To address these needs, all the strategic objectives of the Humanitarian Response Plan must be fulfilled. Life-saving and life-sustaining humanitarian assistance is essential. Humanitarian resilience activities are needed, such as transport of water and protection of water sources, and these must be carried out in full accordance with humanitarian principles and based solely on need.
The COVID-19 situation continues to be very unpredictable. The anticipated first delivery of vaccines through COVAX will be a step forward in our fight to combat the pandemic. We reiterate the Council’s repeated demands that all parties allow unimpeded humanitarian access and uphold ceasefires to enable medical humanitarian teams to safely roll-out COVID-19 vaccinations to those who need it the most.
We are very concerned by the Secretary-General’s report that the parties to the conflict continue to target humanitarian and healthcare personnel and services. We therefore also call on all parties to the conflict to respect international humanitarian law. Health workers are not a target.
The UN and its humanitarian partners need rapid, safe, and unimpeded humanitarian access to all of Syria. As the Secretary-General recently stated, and as we have heard USG Lowcock reiterate today, greater access is needed.
As long as the situation on the ground is as it is, intensified cross-line and cross-border deliveries are essential to reach everyone in need everywhere, including for the purpose of COVID-19 vaccination.
Responding to the humanitarian needs of the more than 3 million civilians in northwestern Syria requires the continued provision of UN support through the border crossing at Bab al Hawa. This cross-border access is essential to reduce hunger, ensure access to health care, and implement efforts to contain COVID 19. Without this life-saving humanitarian assistance, lives will be lost.
We fully support the UN’s efforts to put in place a cross-line support mission to North-Western Syria and we call on all parties to facilitate this without further delay. Cross-line operations providing aid across the front line in Idleb have the potential to complement cross-border operations. However, in light of the overwhelming humanitarian needs, such cross-line missions cannot be expected to supplant the cross-border operation at Bab al Hawa. There is currently no viable way to replace the 4,369 trucks that have crossed the border bringing life-saving support over the past eight months. We need all modalities for humanitarian assistance to reach those in need.
Before concluding, let me also add a small note in my national capacity: tomorrow at the Brussels conference, Norway will pledge a further minimum of USD 190 million in support to Syria and the region this year, reaffirming our position as one of the largest donors to the international response.
In closing, when speaking to partners on the ground they have one message to convey: the Syrian people need hope for a better future.
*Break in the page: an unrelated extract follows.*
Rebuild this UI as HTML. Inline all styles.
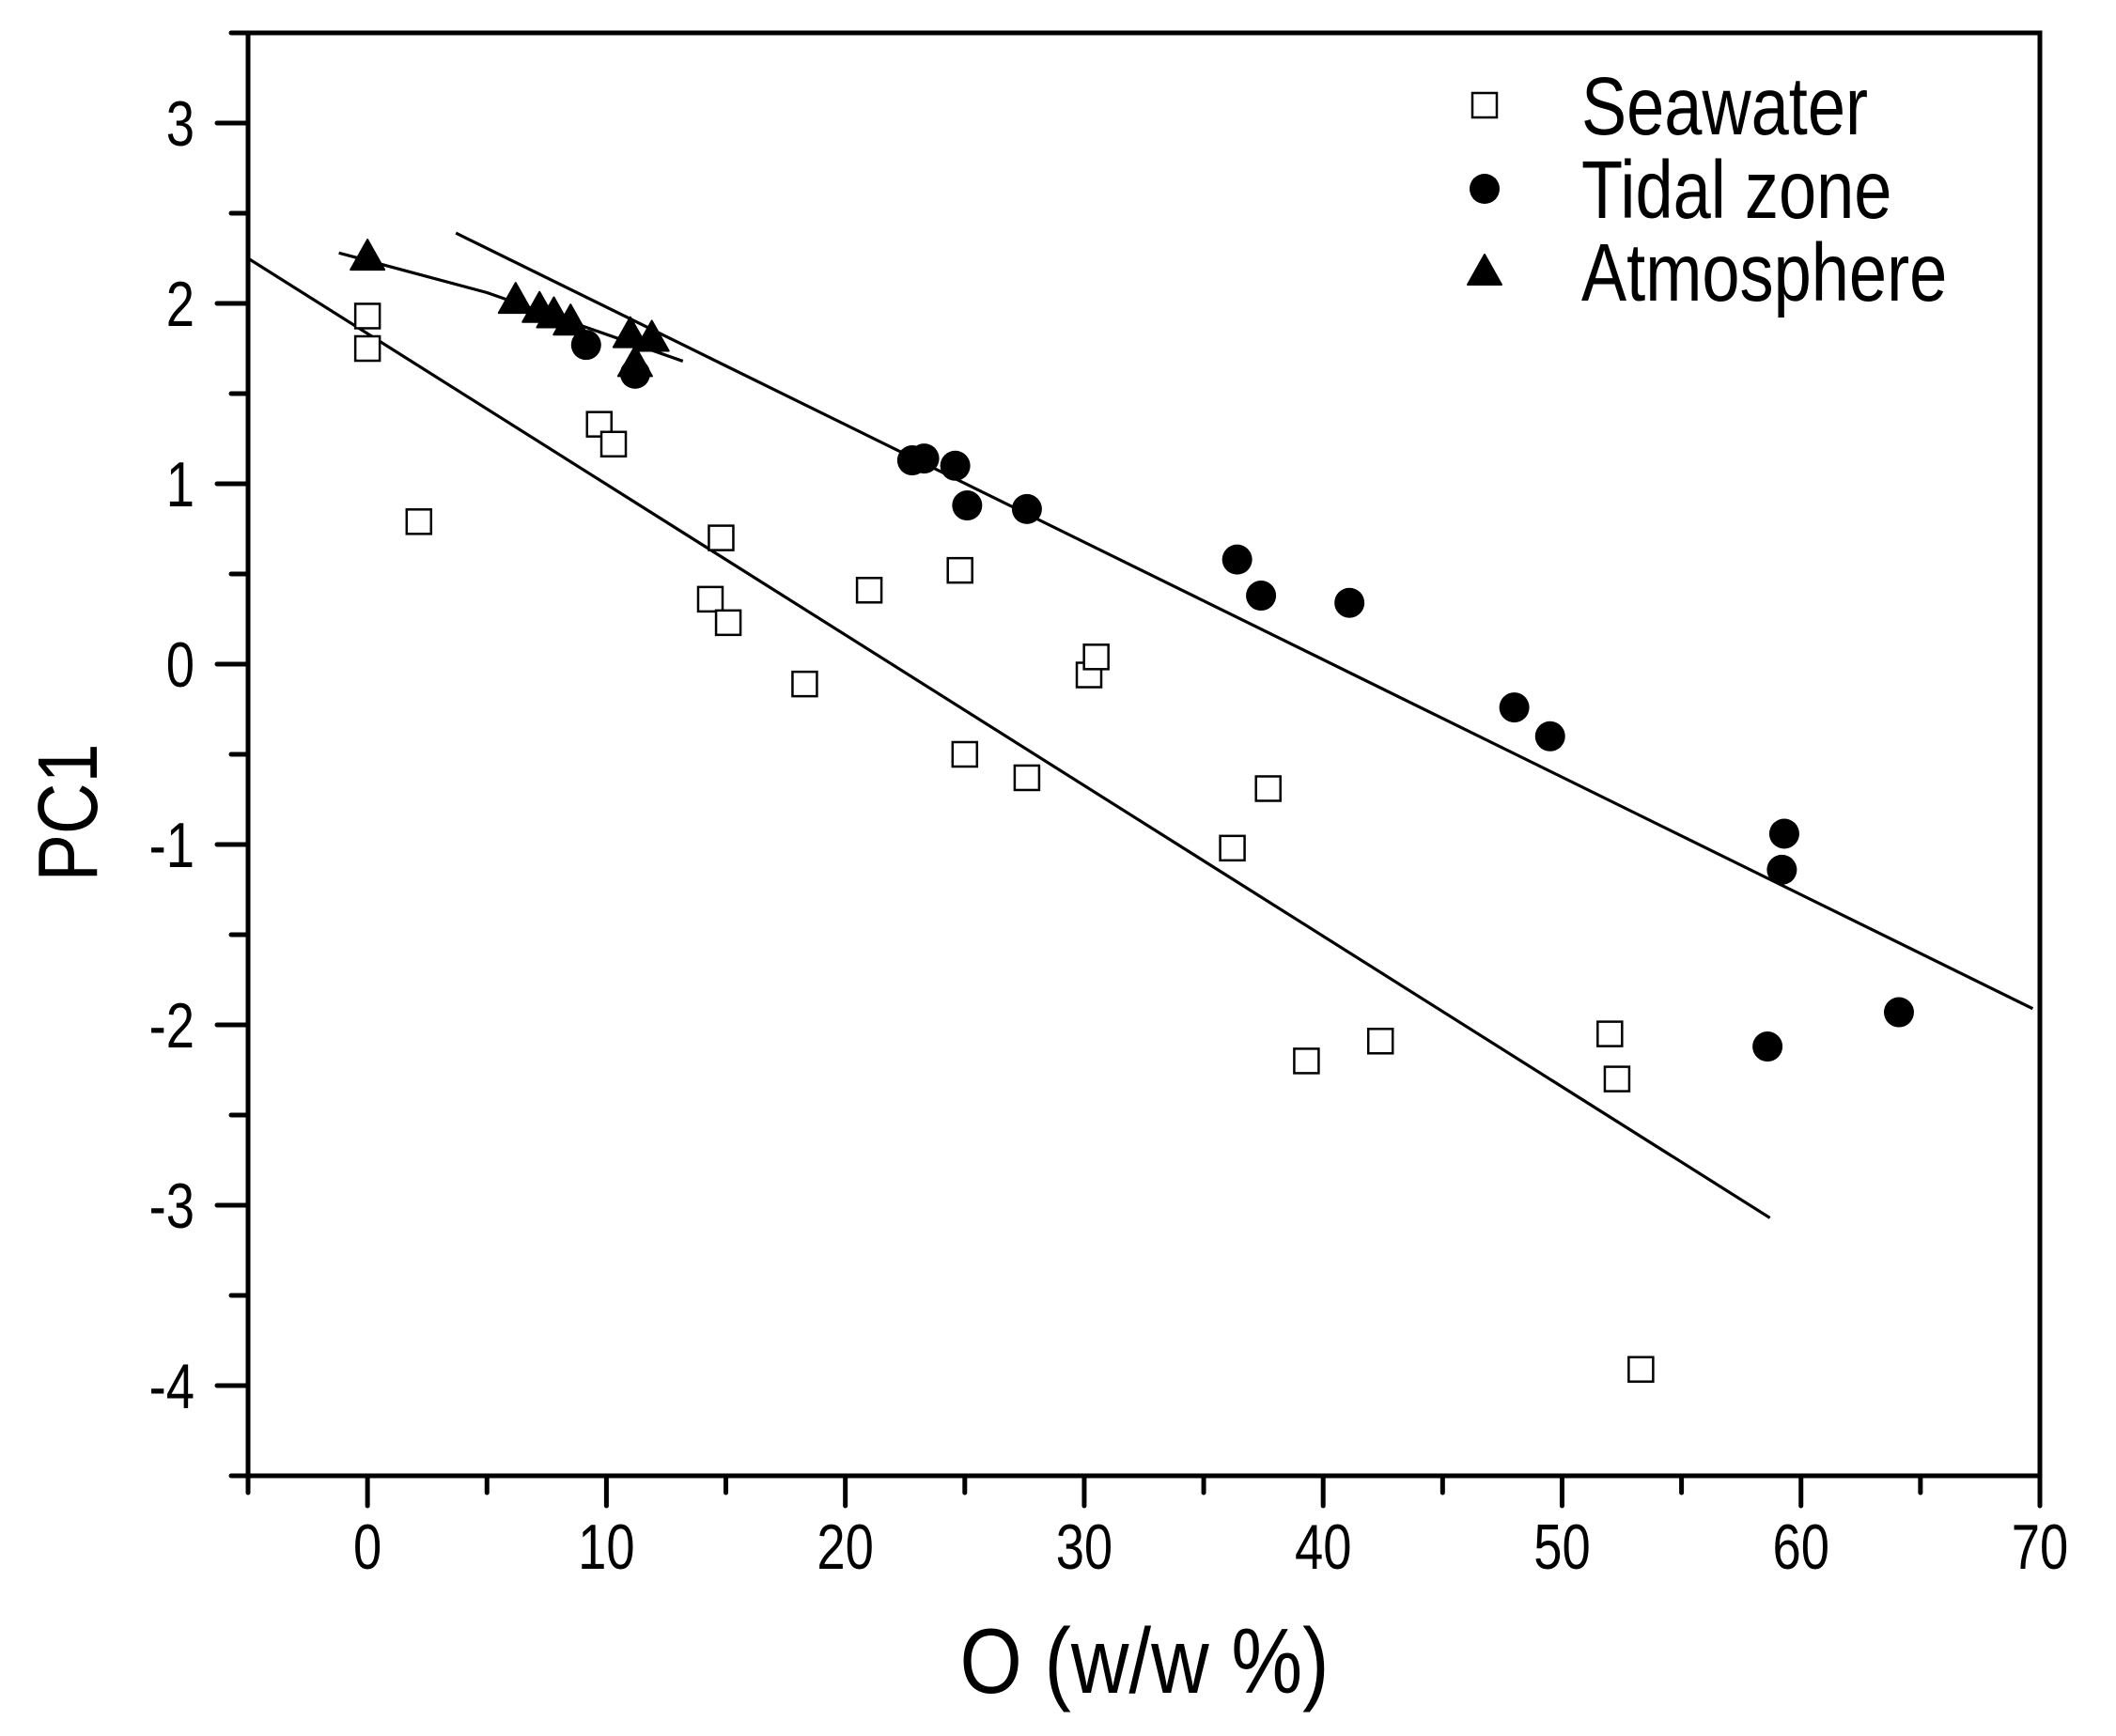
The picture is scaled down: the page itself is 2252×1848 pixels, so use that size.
<!DOCTYPE html>
<html><head><meta charset="utf-8"><style>
html,body{margin:0;padding:0;background:#fff}
svg{display:block;font-family:"Liberation Sans",Arial,sans-serif}
</style></head><body>
<svg id="chart" width="2252" height="1848" viewBox="0 0 2252 1848" xmlns="http://www.w3.org/2000/svg"></svg>
<script>
const xTicks=[0,10,20,30,40,50,60,70];
const yTicks=[-4,-3,-2,-1,0,1,2,3];
const seaX=[0,0,2.15,9.7,10.3,14.8,14.35,15.1,18.3,21.0,24.8,25.0,27.6,30.2,30.5,36.2,37.7,39.3,42.4,52.0,52.3,53.3];
const seaY=[1.93,1.75,0.79,1.33,1.22,0.70,0.36,0.23,-0.11,0.41,0.52,-0.50,-0.63,-0.06,0.04,-1.02,-0.69,-2.20,-2.09,-2.05,-2.30,-3.91];
const tidX=[9.15,11.2,22.8,23.3,24.6,25.1,27.6,36.4,37.4,41.1,48.0,49.5,59.3,59.2,58.6,64.1];
const tidY=[1.77,1.61,1.13,1.14,1.10,0.88,0.86,0.58,0.38,0.34,-0.24,-0.40,-0.94,-1.14,-2.12,-1.93];
const atmX=[0,6.2,7.2,7.8,8.5,11.0,11.9,11.2];
const atmY=[2.26,2.02,1.97,1.94,1.90,1.83,1.81,1.67];
const seaFitX=[-5,58.7], seaFitY=[2.25,-3.07];
const tidFitX=[3.7,69.7], tidFitY=[2.39,-1.91];
const atmFitX=[-1.2,5,13.2], atmFitY=[2.28,2.06,1.68];

const L=264,R=2171,T=35,B=1571,XMIN=-5,XMAX=70,YMIN=-4.5,YMAX=3.5;
const sx=v=>L+(v-XMIN)/(XMAX-XMIN)*(R-L);
const sy=v=>B-(v-YMIN)/(YMAX-YMIN)*(B-T);
const svg=document.getElementById('chart');
const NS='http://www.w3.org/2000/svg';
function mk(tag,attrs,parent){const e=document.createElementNS(NS,tag);for(const k in attrs)e.setAttribute(k,attrs[k]);(parent||svg).appendChild(e);return e;}
function txt(x,y,size,anchor,scale,str,rot){
  const tr=`translate(${x},${y})`+(rot?` rotate(${rot})`:'')+` scale(${scale},1)`;
  const t=mk('text',{x:0,y:0,'font-size':size,'text-anchor':anchor,transform:tr});
  t.textContent=str;return t;
}

let fr=mk('rect',{x:L,y:T,width:R-L,height:B-T,fill:'none',stroke:'#000','stroke-width':5});



for(let v=-5;v<=70;v+=5){
  const major=v%10===0;
  let t=mk('line',{x1:sx(v),x2:sx(v),y1:B,y2:B+(major?32:18),stroke:'#000','stroke-width':5,'stroke-linecap':'round'});
  
  
}
xTicks.forEach(v=>{
  let t=txt(sx(v),1670,68,'middle',0.8,String(v));
  
  
});
for(let v=-4.5;v<=3.5;v+=0.5){
  const major=Number.isInteger(v);
  let t=mk('line',{x1:L,x2:L-(major?33:18),y1:sy(v),y2:sy(v),stroke:'#000','stroke-width':5,'stroke-linecap':'round'});
  
  
}
yTicks.forEach(v=>{
  let t=txt(207,sy(v)+24,68,'end',0.8,String(v));
  
  
});
let xt=txt(1218,1802,98,'middle',0.87,'O (w/w %)');


let yt=txt(103,865,90,'middle',0.84,'PC1',-90);



function fit(xs,ys,name){
  const pts=xs.map((x,i)=>sx(x)+','+sy(ys[i])).join(' ');
  let p=mk('polyline',{points:pts,fill:'none',stroke:'#000','stroke-width':3.2});
  
  
}
fit(seaFitX,seaFitY,'seawater-fit-line');
fit(tidFitX,tidFitY,'tidal-fit-line');
fit(atmFitX,atmFitY,'atmosphere-fit-line');

function sq(cx,cy,name){let e=mk('rect',{x:cx-13,y:cy-13,width:26,height:26,fill:'#fff',stroke:'#000','stroke-width':2.5});
  
  }
function ci(cx,cy,name){let e=mk('circle',{cx:cx,cy:cy,r:16,fill:'#000'});
  
  }
function tri(cx,cy,name){let e=mk('polygon',{points:`${cx},${cy-18} ${cx+18},${cy+14} ${cx-18},${cy+14}`,fill:'#000',stroke:'#000','stroke-width':2,'stroke-linejoin':'round'});
  
  }
seaX.forEach((x,i)=>sq(sx(x),sy(seaY[i]),'seawater-point'));
atmX.forEach((x,i)=>tri(sx(x),sy(atmY[i]),'atmosphere-point'));
tidX.forEach((x,i)=>ci(sx(x),sy(tidY[i]),'tidal-point'));

const legNames=['Seawater','Tidal zone','Atmosphere'];
const legY=[112,201,289];
legNames.forEach((n,i)=>{
  if(i===0)sq(1580,legY[i],'legend-seawater-marker');
  if(i===1)ci(1580,legY[i],'legend-tidal-marker');
  if(i===2)tri(1580,legY[i],'legend-atmosphere-marker');
  let t=txt(1683,legY[i]+31,87,'start',0.83,n);
  
  
});
</script>
</body></html>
For a decade, Syrian children, mothers and fathers, brothers and sisters have borne the brunt of the failure to end the conflict. They continue to experience first-hand the suffering caused by years of protracted conflict and resulting humanitarian emergencies, compounded by impeded access for humanitarian aid.
We give our full support to the UN-led efforts to find a political solution. We know that progress on the political track is the key to improving the situation on the ground.
This Council must exercise its responsibility to do its utmost to bring the suffering of the Syrian people to an end.